Sunday, March 26, 2006

Red State Media Watch


Nashville's major daily newspaper continues to leave clues to help us answer that all-important chicken and egg question:

Which came first, red states or red media?

Today's front page headline story (print edition) in The Tennessean, aka The Southern Baptist Times . . . drumroll please. . . .

Baptists Split on Praying in 'Tongues'

"A move by Southern Baptists to bar enlistment of missionaries who profess to speak in tongues as they pray is stirring some controversy within the nation's largest Protestant denomination."

A Google News search by yours truly reveals that one (1) other newspaper carried this momentous story of the day. However, Ohio's Akron Beacon Journal labeled the story "Living/Religion."

We think that means it wasn't on the front page.

A quick glance around the newspapers of the world reveals that, yes, there were a few important news stories today:

Former DeLay Aide Enriched by Nonprofit
Tom DeLay's ex-chief of staff got more than a third of U.S. Family Network's $3.02M in revenue, mostly drawn from clients of Jack Abramoff.

The Word at War
U.S. firm that planted stories in Iraqi papers calls its actions "influence," not propaganda. . . Oh, no, not at all -- the Lincoln Group does not do propaganda. Sure, the firm's been tarred by some in Congress, the media and the defense establishment for paying Iraqi newspapers to publish hundreds of "news" stories secretly written by U.S. troops.

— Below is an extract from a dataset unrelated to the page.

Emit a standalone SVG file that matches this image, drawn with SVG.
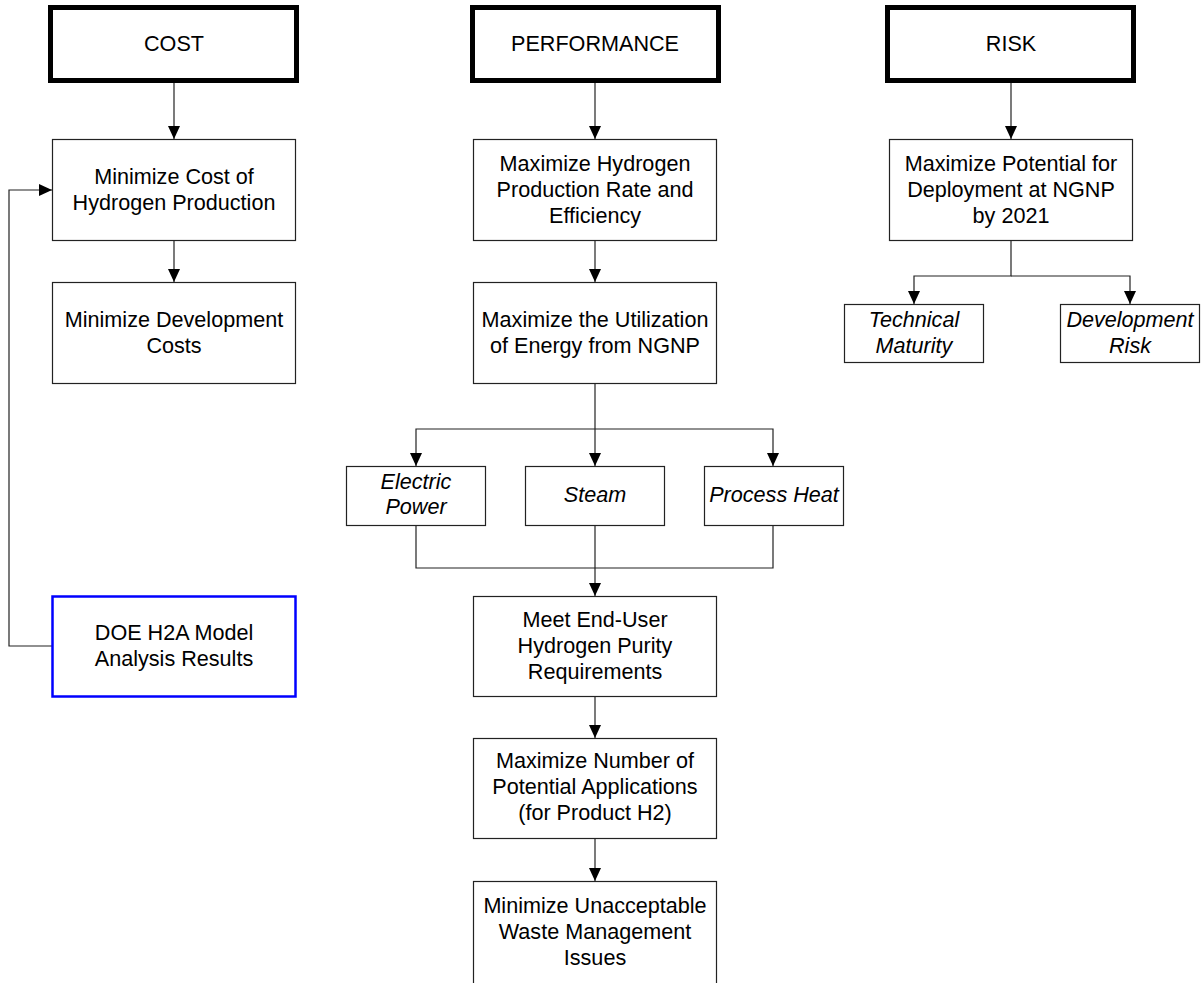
<svg xmlns="http://www.w3.org/2000/svg" width="1204" height="983" viewBox="0 0 1204 983">
<style>
.b{fill:#fff;stroke:#222;stroke-width:1.2}
.h{fill:#fff;stroke:#000;stroke-width:5}
.blue{fill:#fff;stroke:#0000ff;stroke-width:2.5}
text{font-family:"Liberation Sans",Arial,sans-serif;font-size:21.6px;fill:#000;text-anchor:middle}
.i{font-style:italic}
.c{fill:none;stroke:#222;stroke-width:1.2}
</style>
<defs>
<marker id="a" markerUnits="userSpaceOnUse" markerWidth="13" markerHeight="13" refX="13" refY="6.5" orient="auto" viewBox="0 0 13 13">
<path d="M0,0.5 L13,6.5 L0,12.5 Z" fill="#000"/>
</marker>
</defs>
<rect width="1204" height="983" fill="#fff"/>
<g id="connectors">
<path class="c" d="M174,83 V139" marker-end="url(#a)"/>
<path class="c" d="M595,83 V139" marker-end="url(#a)"/>
<path class="c" d="M1011,83 V139" marker-end="url(#a)"/>
<path class="c" d="M174,241 V282" marker-end="url(#a)"/>
<path class="c" d="M595,241 V282" marker-end="url(#a)"/>
<path class="c" d="M52,646 H9 V190 H52" marker-end="url(#a)"/>
<path class="c" d="M1011,241 V276 H914 V304" marker-end="url(#a)"/>
<path class="c" d="M1011,276 H1130 V304" marker-end="url(#a)"/>
<path class="c" d="M595,384 V466" marker-end="url(#a)"/>
<path class="c" d="M595,429 H416 V466" marker-end="url(#a)"/>
<path class="c" d="M595,429 H773 V466" marker-end="url(#a)"/>
<path class="c" d="M416,525 V568 H773 V525"/>
<path class="c" d="M595,525 V596" marker-end="url(#a)"/>
<path class="c" d="M595,697 V738" marker-end="url(#a)"/>
<path class="c" d="M595,838 V881" marker-end="url(#a)"/>
</g>
<g id="cost"><rect class="h" x="50.5" y="7.5" width="246" height="73"/><text x="174" y="51">COST</text></g>
<g id="performance"><rect class="h" x="472.5" y="7.5" width="246" height="73"/><text x="595" y="51">PERFORMANCE</text></g>
<g id="risk"><rect class="h" x="887.5" y="7.5" width="246" height="73"/><text x="1011" y="51">RISK</text></g>
<g id="min-cost"><rect class="b" x="52.5" y="139.5" width="243" height="101"/><text x="174" y="184">Minimize Cost of</text><text x="174" y="210">Hydrogen Production</text></g>
<g id="min-dev"><rect class="b" x="52.5" y="282.5" width="243" height="101"/><text x="174" y="327">Minimize Development</text><text x="174" y="353">Costs</text></g>
<g id="doe"><rect class="blue" x="52.5" y="596.5" width="243" height="100"/><text x="174" y="640">DOE H2A Model</text><text x="174" y="666">Analysis Results</text></g>
<g id="max-h2"><rect class="b" x="473.5" y="139.5" width="243" height="101"/><text x="595" y="171">Maximize Hydrogen</text><text x="595" y="197">Production Rate and</text><text x="595" y="223">Efficiency</text></g>
<g id="max-util"><rect class="b" x="473.5" y="282.5" width="243" height="101"/><text x="595" y="327">Maximize the Utilization</text><text x="595" y="353">of Energy from NGNP</text></g>
<g id="electric"><rect class="b" x="346.5" y="466.5" width="139" height="59"/><text class="i" x="416" y="489">Electric</text><text class="i" x="416" y="514">Power</text></g>
<g id="steam"><rect class="b" x="525.5" y="466.5" width="139" height="59"/><text class="i" x="595" y="502">Steam</text></g>
<g id="heat"><rect class="b" x="704.5" y="466.5" width="139" height="59"/><text class="i" x="774" y="502">Process Heat</text></g>
<g id="purity"><rect class="b" x="473.5" y="596.5" width="243" height="100"/><text x="595" y="627">Meet End-User</text><text x="595" y="653">Hydrogen Purity</text><text x="595" y="679">Requirements</text></g>
<g id="apps"><rect class="b" x="473.5" y="738.5" width="243" height="100"/><text x="595" y="768">Maximize Number of</text><text x="595" y="794">Potential Applications</text><text x="595" y="820">(for Product H2)</text></g>
<g id="waste"><rect class="b" x="473.5" y="881.5" width="243" height="110"/><text x="595" y="913">Minimize Unacceptable</text><text x="595" y="939">Waste Management</text><text x="595" y="965">Issues</text></g>
<g id="deploy"><rect class="b" x="889.5" y="139.5" width="243" height="101"/><text x="1011" y="171">Maximize Potential for</text><text x="1011" y="197">Deployment at NGNP</text><text x="1011" y="223">by 2021</text></g>
<g id="tech"><rect class="b" x="844.5" y="304.5" width="139" height="58"/><text class="i" x="914" y="327">Technical</text><text class="i" x="914" y="353">Maturity</text></g>
<g id="devrisk"><rect class="b" x="1060.5" y="304.5" width="139" height="58"/><text class="i" x="1130" y="327">Development</text><text class="i" x="1130" y="353">Risk</text></g>
</svg>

30 Beheaded Bodies Found; Iraqi Death Squads Blamed
The discovery of the bodies provides more evidence that the death squads in Iraq are becoming out of control.

Record crowd of 500,000 protests proposed federal crackdown
Joining what some are calling the largest mobilization of immigrants ever in the U.S., a crowd estimated by police at more than 500,000 boisterously marched here Saturday to protest federal legislation that would crack down on undocumented immigrants, penalize those who help them and build a security wall on the U.S. southern border.

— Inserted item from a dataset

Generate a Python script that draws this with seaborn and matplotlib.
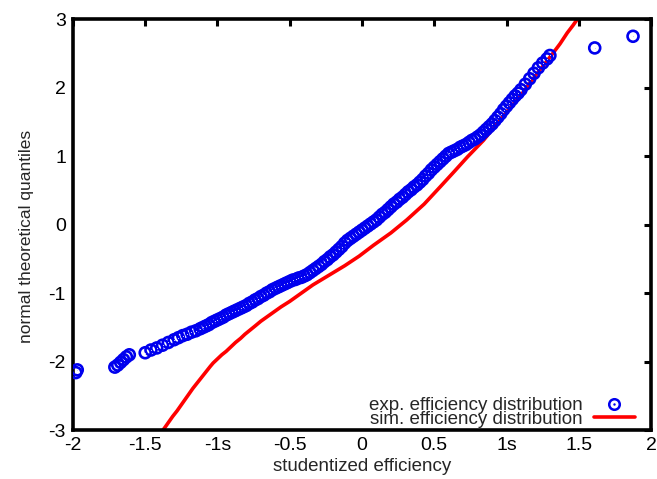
import matplotlib
matplotlib.use("Agg")
import matplotlib.pyplot as plt
from matplotlib.lines import Line2D
import seaborn as sns
import pandas as pd

# experimental efficiency distribution (studentized efficiency, normal quantile)
exp_x = [-1.98, -1.97,
         -1.71, -1.69, -1.67, -1.65, -1.63, -1.61,
         -1.50, -1.46, -1.42, -1.38, -1.34, -1.30, -1.27, -1.24, -1.21, -1.18,
         -1.15, -1.12,
         -1.10, -1.08, -1.06, -1.04, -1.02, -1.00, -0.98, -0.96, -0.94, -0.92,
         -0.90, -0.88, -0.86, -0.84, -0.82, -0.80, -0.78, -0.76, -0.74, -0.72,
         -0.70, -0.68, -0.66, -0.64, -0.62, -0.60, -0.58, -0.56, -0.54, -0.52,
         -0.50, -0.48, -0.46, -0.44, -0.42, -0.40, -0.38, -0.36, -0.34, -0.32,
         -0.30, -0.28, -0.26, -0.24, -0.22, -0.20, -0.18, -0.16, -0.14, -0.12,
         -0.10, -0.08, -0.06, -0.04, -0.02, 0.00, 0.02, 0.04, 0.06, 0.08,
         0.10, 0.12, 0.14, 0.16, 0.18, 0.20, 0.22, 0.24, 0.26, 0.28,
         0.30, 0.32, 0.34, 0.36, 0.38, 0.40, 0.42, 0.44, 0.46, 0.48,
         0.50, 0.52, 0.54, 0.56, 0.58, 0.60, 0.62, 0.64, 0.66, 0.68,
         0.70, 0.72, 0.74, 0.76, 0.78, 0.80, 0.82, 0.84, 0.86, 0.88,
         0.90, 0.92, 0.94, 0.96, 0.98, 1.00, 1.02, 1.04, 1.06, 1.08,
         1.10, 1.13, 1.16, 1.19, 1.22, 1.25, 1.28, 1.30,
         1.61, 1.875]
exp_y = [-2.16, -2.12,
         -2.08, -2.05, -2.01, -1.97, -1.93, -1.90,
         -1.87, -1.83, -1.80, -1.76, -1.72, -1.68, -1.65, -1.62, -1.60, -1.57,
         -1.55, -1.52,
         -1.50, -1.48, -1.46, -1.43, -1.41, -1.39, -1.37, -1.35, -1.32, -1.30,
         -1.28, -1.26, -1.24, -1.22, -1.20, -1.18, -1.15, -1.13, -1.10, -1.08,
         -1.05, -1.03, -1.00, -0.98, -0.95, -0.93, -0.91, -0.89, -0.87, -0.85,
         -0.83, -0.81, -0.80, -0.78, -0.77, -0.75, -0.73, -0.70, -0.67, -0.64,
         -0.61, -0.58, -0.54, -0.51, -0.47, -0.44, -0.40, -0.36, -0.32, -0.27,
         -0.23, -0.20, -0.17, -0.14, -0.11, -0.08, -0.05, -0.02, 0.01, 0.04,
         0.07, 0.11, 0.15, 0.18, 0.22, 0.26, 0.30, 0.33, 0.37, 0.40,
         0.44, 0.48, 0.51, 0.55, 0.58, 0.62, 0.66, 0.71, 0.75, 0.80,
         0.84, 0.88, 0.92, 0.96, 1.00, 1.04, 1.06, 1.08, 1.10, 1.13,
         1.15, 1.17, 1.20, 1.23, 1.25, 1.28, 1.31, 1.35, 1.39, 1.43,
         1.47, 1.52, 1.57, 1.62, 1.68, 1.73, 1.78, 1.83, 1.88, 1.92,
         1.97, 2.05, 2.13, 2.21, 2.29, 2.36, 2.42, 2.47,
         2.58, 2.75]

# simulated efficiency distribution
sim_x = [-1.377, -1.36, -1.33, -1.31, -1.28, -1.26, -1.23, -1.20, -1.17, -1.14,
         -1.11, -1.08, -1.05, -1.03, -1.00, -0.97, -0.94, -0.91, -0.875, -0.84,
         -0.81, -0.775, -0.74, -0.70, -0.66, -0.62, -0.56, -0.50, -0.42, -0.34,
         -0.23, -0.12, -0.02, 0.08, 0.20, 0.31, 0.43, 0.54, 0.64, 0.73,
         0.84, 0.955, 1.03, 1.09, 1.18, 1.25, 1.32, 1.37, 1.42, 1.46, 1.49]
sim_y = [-3.0, -2.95, -2.86, -2.80, -2.72, -2.66, -2.57, -2.48, -2.39, -2.31,
         -2.23, -2.15, -2.07, -2.02, -1.96, -1.90, -1.85, -1.79, -1.72, -1.66,
         -1.60, -1.54, -1.48, -1.41, -1.35, -1.29, -1.20, -1.12, -1.00, -0.88,
         -0.74, -0.60, -0.46, -0.30, -0.12, 0.07, 0.30, 0.55, 0.78, 0.99,
         1.23, 1.53, 1.72, 1.86, 2.12, 2.31, 2.50, 2.64, 2.80, 2.91, 3.0]

x_ticks = [-2, -1.5, -1, -0.5, 0, 0.5, 1, 1.5, 2]
x_tick_labels = ["-2", "-1.5", "-1s", "-0.5", "0", "0.5", "1s", "1.5", "2"]
y_ticks = [-3, -2, -1, 0, 1, 2, 3]
y_tick_labels = ["-3", "-2", "-1", "0", "1", "2", "3"]

exp_df = pd.DataFrame({"x": exp_x, "y": exp_y})
sim_df = pd.DataFrame({"x": sim_x, "y": sim_y})

sns.set_style("white")
plt.rcParams["font.family"] = ["Liberation Sans", "DejaVu Sans"]

fig = plt.figure(figsize=(6.57, 4.79), dpi=100)
ax = fig.add_axes([0.111, 0.102, 0.880, 0.858])

BLUE = "#0000ee"
RED = "#ff0000"

sns.lineplot(data=sim_df, x="x", y="y", sort=False, color=RED, lw=2.6,
             ax=ax, zorder=2, legend=False)
sns.scatterplot(data=exp_df, x="x", y="y", marker="o", s=62,
                facecolors="none", edgecolor=BLUE, linewidth=1.9,
                ax=ax, zorder=3, legend=False)
sns.scatterplot(data=exp_df, x="x", y="y", marker=".", s=2,
                color=BLUE, linewidth=0, ax=ax, zorder=3, legend=False)

ax.set_xlim(-2, 2)
ax.set_ylim(-3, 3)
ax.set_xticks(x_ticks)
ax.set_xticklabels(x_tick_labels)
ax.set_yticks(y_ticks)
ax.set_yticklabels(y_tick_labels)
ax.tick_params(direction="in", length=5, width=2.2, top=True, right=True,
               labelsize=14, pad=5, colors="black")
for sp in ax.spines.values():
    sp.set_linewidth(2.6)
    sp.set_color("black")
    sp.set_visible(True)

ax.set_xlabel("studentized efficiency", fontsize=13.5, labelpad=3)
ax.set_ylabel("normal theoretical quantiles", fontsize=12.5)
ax.yaxis.set_label_coords(-0.068, 0.472)

h_exp = (Line2D([], [], ls="none", marker="o", ms=7.6, mfc="none",
                mec=BLUE, mew=1.8),
         Line2D([], [], ls="none", marker=".", ms=1.5, color=BLUE))
h_sim = Line2D([], [], color=RED, lw=2.6)
ax.legend([h_exp, h_sim],
          ["exp. efficiency distribution", "sim. efficiency distribution"],
          loc="lower right", bbox_to_anchor=(0.985, -0.012),
          frameon=False, markerfirst=False,
          fontsize=13.5, handlelength=2.2, labelspacing=-0.2,
          borderaxespad=0.0, handletextpad=0.6)

fig.savefig("out.png", dpi=100, facecolor="white")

Putin accused of plagiarising his PhD thesis
The career of President Vladimir Putin of Russia was built at least in part on a lie, according to US researchers. A new study of an economics
thesis written by Putin in the mid-1990s has revealed that large chunks of it were copied from an American text.

Saddam planned to deploy 'camels of mass destruction'
Saddam Hussein planned to use "camels of mass destruction" as weapons to defend Iraq, loading them with bombs and directing them towards invading forces.